DATA PROVIDED
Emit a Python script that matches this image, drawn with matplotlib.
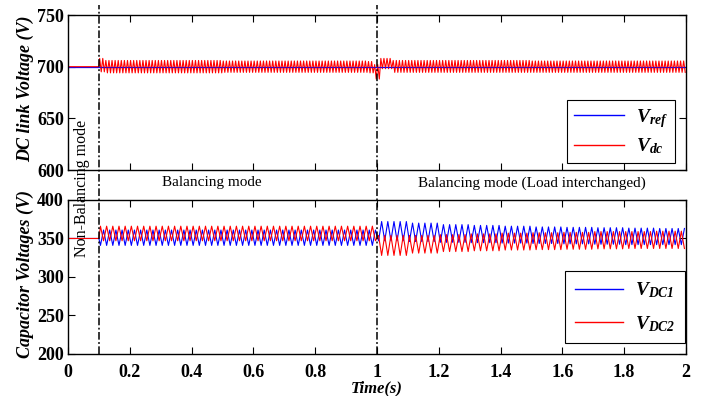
import numpy as np
import matplotlib
matplotlib.use('Agg')
import matplotlib.pyplot as plt
from matplotlib.lines import Line2D

plt.rcParams['font.family'] = ['Liberation Serif', 'DejaVu Serif']
plt.rcParams['mathtext.fontset'] = 'custom'
plt.rcParams['mathtext.it'] = 'Liberation Serif:italic:bold'
plt.rcParams['mathtext.rm'] = 'Liberation Serif:italic:bold'
plt.rcParams['mathtext.bf'] = 'Liberation Serif:italic:bold'

# ---- data ----
t_end = 2.0
t_switch = 0.1          # start of balancing
t_load = 1.0            # load interchanged

# DC link (ripple ~100 Hz)
vref = 700
vdc_f = 100
vdc_seg = [0.1, 0.12, 0.5, 0.97, 0.99, 1.01, 1.05, 1.5]
vdc_hi = [708, 706, 705.5, 705, 702, 708, 706, 705.5]
vdc_lo = [695, 694, 694.5, 694, 688, 698, 694.5, 694.5]

# capacitor voltages (ripple ~50 Hz, anti-phase)
vc0 = 350
vc_f = 50
vc_seg = [0.1, 1.0, 1.1, 1.2, 1.3, 1.4, 1.5, 1.6, 1.7, 1.8, 1.9]
vdc1_hi = [361, 372, 370, 368, 367, 366, 365, 364.5, 364, 363.5, 363]
vdc1_lo = [341, 347, 346, 345, 344.5, 344, 343.5, 343, 342.5, 342, 342]
vdc2_hi = [366, 354, 354, 355, 356, 357, 357.5, 358, 359, 359, 359.5]
vdc2_lo = [347, 328, 331, 333, 334, 335, 335.5, 336, 336.5, 337, 337]

xticks = [0, 0.2, 0.4, 0.6, 0.8, 1, 1.2, 1.4, 1.6, 1.8, 2]
xticklabels = ['0', '0.2', '0.4', '0.6', '0.8', '1', '1.2', '1.4', '1.6', '1.8', '2']
yticks_top = [600, 650, 700, 750]
yticks_bot = [200, 250, 300, 350, 400]


def ripple(base, seg, hi, lo, freq, first_high=True):
    # flat before the switch, then zig-zag between the read peak / trough values
    ts = [0.0, t_switch]
    vs = [base, base]
    k = 1
    t = t_switch + 0.5 / freq * 0.5
    while t <= t_end:
        i = np.searchsorted(seg, t, side='right') - 1
        up = (k % 2 == 1) == first_high
        ts.append(t)
        vs.append(hi[i] if up else lo[i])
        k += 1
        t += 0.5 / freq
    return np.array(ts), np.array(vs)


fig = plt.figure(figsize=(7.04, 3.96), dpi=100)
ax1 = fig.add_axes([0.0966, 0.5707, 0.8778, 0.3914])
ax2 = fig.add_axes([0.0966, 0.1061, 0.8778, 0.3889])

# top panel
t1, v1 = ripple(vref, vdc_seg, vdc_hi, vdc_lo, vdc_f)
ax1.plot([0, t_end], [vref, vref], color='#0000ff', lw=0.9)
ax1.plot(t1, v1, color='#ff0000', lw=0.8)
ax1.plot([t_switch, t_end], [vref, vref], color='#0000ff', lw=0.7, alpha=0.6)
ax1.set_xlim(0, 2)
ax1.set_ylim(600, 750)
ax1.set_xticks(xticks)
ax1.set_xticklabels([])
ax1.set_yticks(yticks_top)
ax1.set_yticklabels([str(v) for v in yticks_top], fontweight='bold')

# bottom panel
t2a, v2a = ripple(vc0, vc_seg, vdc1_hi, vdc1_lo, vc_f, first_high=False)
t2b, v2b = ripple(vc0, vc_seg, vdc2_hi, vdc2_lo, vc_f, first_high=True)
ax2.plot(t2a, v2a, color='#0000ff', lw=0.8)
ax2.plot(t2b, v2b, color='#ff0000', lw=0.8)
ax2.set_xlim(0, 2)
ax2.set_ylim(200, 400)
ax2.set_xticks(xticks)
ax2.set_xticklabels(xticklabels, fontweight='bold')
ax2.set_yticks(yticks_bot)
ax2.set_yticklabels([str(v) for v in yticks_bot], fontweight='bold')

for ax in (ax1, ax2):
    ax.tick_params(direction='in', top=True, right=True, length=5, width=0.8,
                   labelsize=13, pad=3)
    for s in ax.spines.values():
        s.set_linewidth(1.0)
ax2.tick_params(axis='x', pad=7)

# mode switching lines running across both panels
ax1.set_zorder(3)
ax1.patch.set_visible(False)
for tx in (t_switch, t_load):
    ax1.axvline(tx, ymin=-1.187, ymax=1.065, color='black', lw=1.1,
                linestyle=(0, (5, 1.6, 1.2, 1.6)), clip_on=False, zorder=5)

blue_h = Line2D([], [], color='#0000ff', lw=1.0)
red_h = Line2D([], [], color='#ff0000', lw=1.0)
leg1 = ax1.legend([blue_h, red_h], [r'$V_{ref}$', r'$V_{dc}$'], loc='upper left',
                  bbox_to_anchor=(567 / 704, 1 - 100 / 396), bbox_transform=fig.transFigure,
                  borderaxespad=0, fancybox=False, edgecolor='black', framealpha=1,
                  fontsize=14, handlelength=2.6, handletextpad=0.6,
                  labelspacing=0.35, borderpad=0.35)
leg1.get_frame().set_linewidth(0.8)
leg2 = ax2.legend([blue_h, red_h], [r'$V_{DC1}$', r'$V_{DC2}$'], loc='upper left',
                  bbox_to_anchor=(565 / 704, 1 - 271 / 396), bbox_transform=fig.transFigure,
                  borderaxespad=0, fancybox=False, edgecolor='black', framealpha=1,
                  fontsize=14, handlelength=2.5, handletextpad=0.6,
                  labelspacing=0.7, borderpad=0.5)
leg2.get_frame().set_linewidth(0.8)

# labels and annotations
fig.text(25 / 704, 0.7753, 'DC link Voltage (V)', rotation=90, ha='center', va='center',
         fontsize=13, fontweight='bold', fontstyle='italic')
fig.text(25 / 704, 0.3081, 'Capacitor Voltages (V)', rotation=90, ha='center', va='center',
         fontsize=13, fontweight='bold', fontstyle='italic')
fig.text(0.5355, 1 - 388 / 396, 'Time(s)', ha='center', va='center',
         fontsize=12, fontweight='bold', fontstyle='italic')
fig.text(0.3011, 0.5379, 'Balancing mode', ha='center', va='center', fontsize=11)
fig.text(0.7557, 0.5379, 'Balancing mode (Load interchanged)', ha='center', va='center', fontsize=11)
fig.text(0.1165, 0.5253, 'Non-Balancing mode', rotation=90, ha='center', va='center',
         fontsize=11.5, zorder=6)

fig.savefig('out.png', dpi=100)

GOAL
Make an exact copy of the lines from the top of the material through the line with "from matplotlib.lines import Line2D", pictures excluded.

FULL ANSWER
Emit a Python script that matches this image, drawn with matplotlib.
import numpy as np
import matplotlib
matplotlib.use('Agg')
import matplotlib.pyplot as plt
from matplotlib.lines import Line2D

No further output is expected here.